Hi folks, looking for some feedback/advice here;
Basics of the situation:
I have a large (140mb, 49,000 contigs) annotated (140,000 features) metagenome that I'd like to upload to NCBI. I ran it through prokka, then went in and added a handful of custom annotations to the *.tbl file. Consequently, the contig-fasta and tbl file need to be run through the tbl2asn gauntlet again. I'm using the following code for tbl2asn (latest version downloaded from NCBI FTP):
tbl2asn \
-i mgenome.contigs.fna \
-f annotations.tbl \
-t template.sbt -o mgenome.asn -V vbt \
-s T -m B -l paired-ends -a r10k -W T \
-y 'Annotated using prokka 1.13.3 from https://github.com/tseemann/prokka'
Here's the issue:
As a trial, I ran thorough a trial tbl2asn using only the first contig (which includes some of the custom annotations) and went through genbank submission to the final steps; the .asn file was successfully validated and everything looks good. However, when I apply tbl2asn on the entire assembly/annotation, it simply does not complete. CPU remains 100% utilized, RAM remains occupied, but the process does not complete and there is no informative stdout feedback or logfile generated.
I have actually completed such a process before, but with a much smaller metagenome assembly.
- Has anybody successfully run an assembly of this scale through tbl2asn succesfully?
- Any idea why this might be getting hung up? (I can't provide the files themselves for trials unfortunately)
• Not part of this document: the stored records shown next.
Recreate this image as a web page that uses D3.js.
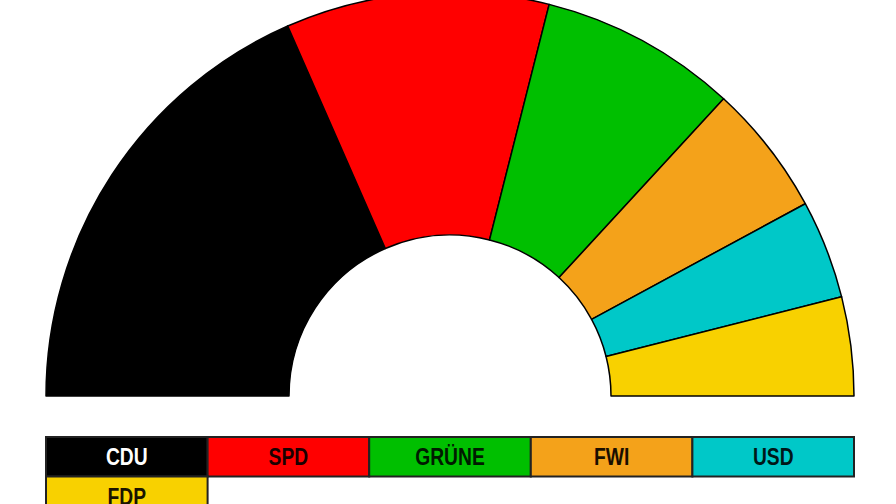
<!DOCTYPE html>
<html>
<head>
<meta charset="utf-8">
<script src="https://cdn.jsdelivr.net/npm/d3@7"></script>
<style>
  html, body { margin: 0; padding: 0; background: #fff; }
  svg { display: block; }
</style>
</head>
<body>
<svg id="chart" width="896" height="504"></svg>
<script>
const parties = ["CDU", "SPD", "GRÜNE", "FWI", "USD", "FDP"];
const seats = [14, 8, 6, 4, 3, 3];
const colors = ["#000000", "#ff0000", "#00bf00", "#f4a21a", "#00c8c8", "#f8d100"];
const textColors = ["#ffffff", "#1a0000", "#001a00", "#1a0f00", "#001818", "#1a1400"];

const svg = d3.select("#chart");
const cx = 450, cy = 396, rOuter = 404, rInner = 161;

const pie = d3.pie().sort(null).value(d => d.v)
  .startAngle(-Math.PI / 2).endAngle(Math.PI / 2);
const arc = d3.arc().innerRadius(rInner).outerRadius(rOuter);
const data = parties.map((p, i) => ({ p, v: seats[i], c: colors[i] }));

svg.append("g").attr("transform", `translate(${cx},${cy})`)
  .selectAll("path").data(pie(data)).join("path")
  .attr("d", arc)
  .attr("fill", d => d.data.c)
  .attr("stroke", "#000")
  .attr("stroke-width", 1.5)
  .attr("stroke-linejoin", "round");

// Legend
const perRow = 5;
const lx0 = 46, lx1 = 854, ly0 = 437, cellH = 39.5;
const xs = d3.scaleBand().domain(d3.range(perRow)).range([lx0, lx1]).padding(0);

const cells = svg.append("g").selectAll("g").data(data).join("g")
  .attr("transform", (d, i) => `translate(${xs(i % perRow)},${ly0 + Math.floor(i / perRow) * cellH})`);
cells.append("rect")
  .attr("width", xs.bandwidth()).attr("height", cellH)
  .attr("fill", d => d.c)
  .attr("stroke", "#222").attr("stroke-width", 2);
cells.append("text")
  .attr("transform", `translate(${xs.bandwidth() / 2},${cellH / 2 + 8.5}) scale(0.82,1)`)
  .attr("text-anchor", "middle")
  .attr("font-family", "'Liberation Sans Narrow', 'Arial Narrow', 'Liberation Sans', Arial, sans-serif")
  .attr("font-weight", "bold")
  .attr("font-size", 23.5)
  .attr("fill", (d, i) => textColors[i])
  .text(d => d.p);
</script>
</body>
</html>
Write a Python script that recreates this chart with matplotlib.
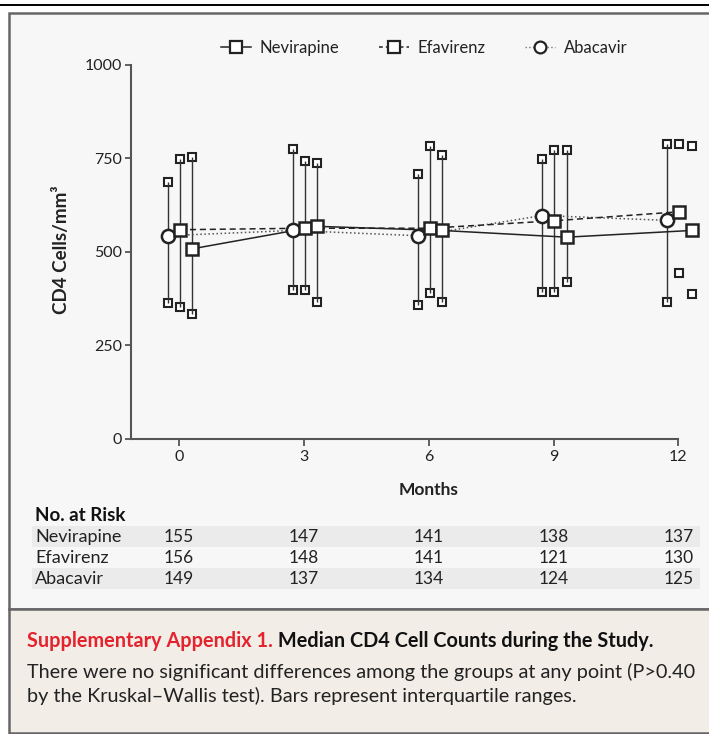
import matplotlib
matplotlib.use("Agg")
import matplotlib.pyplot as plt
import matplotlib.patches as mpatches
import matplotlib.transforms as mtransforms
from matplotlib.lines import Line2D

plt.rcParams['font.family'] = ['Lato', 'DejaVu Sans']

# study visits (months)
months = [0, 3, 6, 9, 12]

# median CD4 counts and interquartile ranges
nev_median = [508, 568, 557, 539, 557]
nev_q1 = [332, 366, 366, 418, 387]
nev_q3 = [753, 738, 758, 772, 783]

efv_median = [559, 563, 563, 583, 607]
efv_q1 = [353, 398, 389, 392, 443]
efv_q3 = [747, 743, 783, 772, 788]

aba_median = [543, 557, 543, 597, 584]
aba_q1 = [363, 398, 358, 392, 366]
aba_q3 = [688, 774, 709, 747, 788]

# number at risk
risk_labels = ['Nevirapine', 'Efavirenz', 'Abacavir']
risk_nev = [155, 147, 141, 138, 137]
risk_efv = [156, 148, 141, 121, 130]
risk_aba = [149, 137, 134, 124, 125]

W, H = 709, 734
fig = plt.figure(figsize=(W / 100, H / 100), dpi=100, facecolor='white')

# background layer in pixel coordinates (frame, table, caption)
bg = fig.add_axes([0, 0, 1, 1], zorder=0)
bg.set_xlim(0, W)
bg.set_ylim(H, 0)
bg.axis('off')

bg.plot([0, W], [5, 5], color='black', lw=1.4)
bg.add_patch(mpatches.Rectangle((9, 13), W, 596, facecolor='#f7f7f7',
                                edgecolor='#666666', lw=1.8))
bg.add_patch(mpatches.Rectangle((9, 609), W, 124, facecolor='#f2ede7',
                                edgecolor='#666666', lw=1.8))

# main chart
ax = fig.add_axes([130.5 / W, 1 - 438.5 / H, 547.8 / W, 373.5 / H], zorder=2)
ax.set_facecolor('none')
ax.set_xlim(-1.17, 12)
ax.set_ylim(0, 1000)


def draw_group(offset, med, q1, q3, marker, ls, lc, lw, ms):
    x = [m + offset for m in months]
    cap = dict(ls='none', marker='s', ms=6, mfc='white', mec='#222222',
               mew=1.5, zorder=3, clip_on=False)
    ax.plot(x, q1, **cap)
    ax.plot(x, q3, **cap)
    ax.vlines(x, q1, q3, color='#333333', lw=1.0, zorder=4)
    ax.plot(x, med, ls=ls, color=lc, lw=lw, zorder=5, clip_on=False)
    ax.plot(x, med, ls='none', marker=marker, ms=ms, mfc='white',
            mec='#222222', mew=1.8, zorder=6, clip_on=False)


draw_group(-0.27, aba_median, aba_q1, aba_q3, 'o', ':', '#555555', 1.1, 9.5)
draw_group(0.02, efv_median, efv_q1, efv_q3, 's', (0, (4, 2.5)), '#222222', 1.1, 9)
draw_group(0.32, nev_median, nev_q1, nev_q3, 's', '-', '#222222', 1.1, 9)

for side in ['top', 'right']:
    ax.spines[side].set_visible(False)
for side in ['left', 'bottom']:
    ax.spines[side].set_color('#555555')
    ax.spines[side].set_linewidth(1.5)

ax.set_xticks(months)
ax.set_yticks([0, 250, 500, 750, 1000])
ax.tick_params(axis='x', length=5, width=1.3, color='#555555', pad=3,
               labelsize=11.5, labelcolor='#222222')
ax.tick_params(axis='y', length=4, width=1.3, color='#555555', pad=2,
               labelsize=11.5, labelcolor='#222222')

bg.text(62, 250, 'CD4 Cells/mm³', rotation=90, ha='center', va='center',
        fontsize=13.5, fontweight='bold', color='#222222')
bg.text(429, 495, 'Months', ha='center', va='baseline', fontsize=12.5,
        fontweight='bold', color='#222222')

# legend
handles = [
    Line2D([], [], color='#222222', lw=1.1, ls='-', marker='s', ms=8.5,
           mfc='white', mec='#222222', mew=1.6),
    Line2D([], [], color='#222222', lw=1.1, ls=(0, (2.5, 2)), marker='s', ms=8.5,
           mfc='white', mec='#222222', mew=1.6),
    Line2D([], [], color='#777777', lw=1.0, ls=':', marker='o', ms=8.5,
           mfc='white', mec='#222222', mew=1.6),
]
fig.legend(handles, ['Nevirapine', 'Efavirenz', 'Abacavir'], ncol=3,
           loc='center', bbox_to_anchor=(424 / W, 1 - 48 / H), frameon=False,
           fontsize=12, handlelength=1.8, handletextpad=0.5,
           columnspacing=2.4, labelcolor='#222222')

# number-at-risk table
bg.text(35, 521, 'No. at Risk', fontsize=13.5, fontweight='bold',
        va='baseline', color='#111111')
row_base = [542, 563, 584]
risk_rows = [risk_nev, risk_efv, risk_aba]
tr = mtransforms.blended_transform_factory(ax.transData, bg.transData)
for i, (label, vals) in enumerate(zip(risk_labels, risk_rows)):
    if i != 1:
        bg.add_patch(mpatches.Rectangle((32, row_base[i] - 16), 668, 21,
                                        facecolor='#ebebeb', edgecolor='none'))
    bg.text(35, row_base[i], label, fontsize=13, va='baseline', color='#222222')
    for m, v in zip(months, vals):
        bg.text(m, row_base[i], str(v), transform=tr, ha='center',
                va='baseline', fontsize=12.5, color='#222222')

# caption
t1 = bg.text(27, 647, 'Supplementary Appendix 1.', fontsize=14.3,
             fontweight='bold', color='#e4232e', va='baseline')
bg.annotate(' Median CD4 Cell Counts during the Study.', xy=(1, 0),
            xycoords=t1, va='bottom', ha='left', fontsize=14.3,
            fontweight='bold', color='#111111')
bg.text(27, 678, 'There were no significant differences among the groups at any point (P>0.40',
        fontsize=14.3, va='baseline', color='#222222')
bg.text(27, 702, 'by the Kruskal–Wallis test). Bars represent interquartile ranges.',
        fontsize=14.3, va='baseline', color='#222222')

fig.savefig('out.png', dpi=100, facecolor='white')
Any feedback or advice will be much appreciated!
Update (sort of solved):
I ran the same command on a Macbook instead of Ubuntu laptop, both 16Gb RAM systems, just in the hope that the mac version of the program wouldn't have the same problem. There was no obvious different. I noticed that even though the RAM was not totally maxed out, it was using a good deal of virtual (swap) memory, which could explain the slowness. Therefore, I set this running on a more powerful desktop (64Gb RAM) and left it over the weekend. It finished up after ~3 days and passed NCBI asn validation checks. However, even though it had tons of RAM real-estate, it kept using a lot of swap memory and really didn't seem to process much faster.
The conclusion I suppose is that yes, it will complete, but be prepared to wait.